OK - "faking rationality" is kind of clever. But "apocalyptic"? Isn't that imagery kind of... religious? Has Castro seen the light of the end days? I blogged here about the possibility of the new Latin American fusion of Catholicism and socialism, as championed by former altar-boy Hugo Chavez. Castro seems to have given Chavez his seal of approval - maybe Chavez has returned the favor with some Bible study?
Also on this subject - the Vatican responded to accusations this week from Chavez and others that the early days of Christianity in the New World weren't all wine and roses:
The pope did not apologize, as some indigenous and Latin American leaders have demanded. However, he did say that it was impossible to ignore the dark "shadows" and "unjustified crimes" that accompanied the evangelization of the New World by Roman Catholic priests in the 15th and 16th Centuries.
Chavez said in a televised statement, "How can he say that the evangelization wasn't imposed if they arrived here with arms and entered with blood, lead and fire?" The comments that incited the fierce opposition from Chavez:
Indigenous populations, [the pope] said at the time, welcomed their European colonizers because they were "secretly longing" for Christ "without realizing it." Conversion to Christianity "did not at any point involve an alienation of the pre-Columbus cultures, nor was it the imposition of a foreign culture," he added.

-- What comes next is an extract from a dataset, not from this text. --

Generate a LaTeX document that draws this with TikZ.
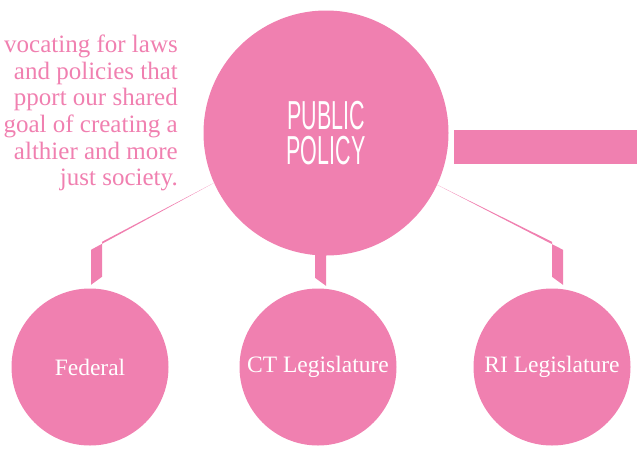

The pope made no mention of forced conversions, epidemic illnesses, massacres, enslavement and other abuses that most historians agree accompanied colonization.
The interesting thing here is that Chavez seems to be trying to bring along the Catholic Church in his view of the socialist future of Latin America (as opposed to Castro's more party-line atheism), but it looks like there are limits to his politicking there. Also interesting - maybe more so - that the Vatican responded to his critiques quickly and with surprising sensitivity to remarks by someone the rest of the world mostly sees as an enterprising demagogue.
A rocky beginning to a beautiful friendship?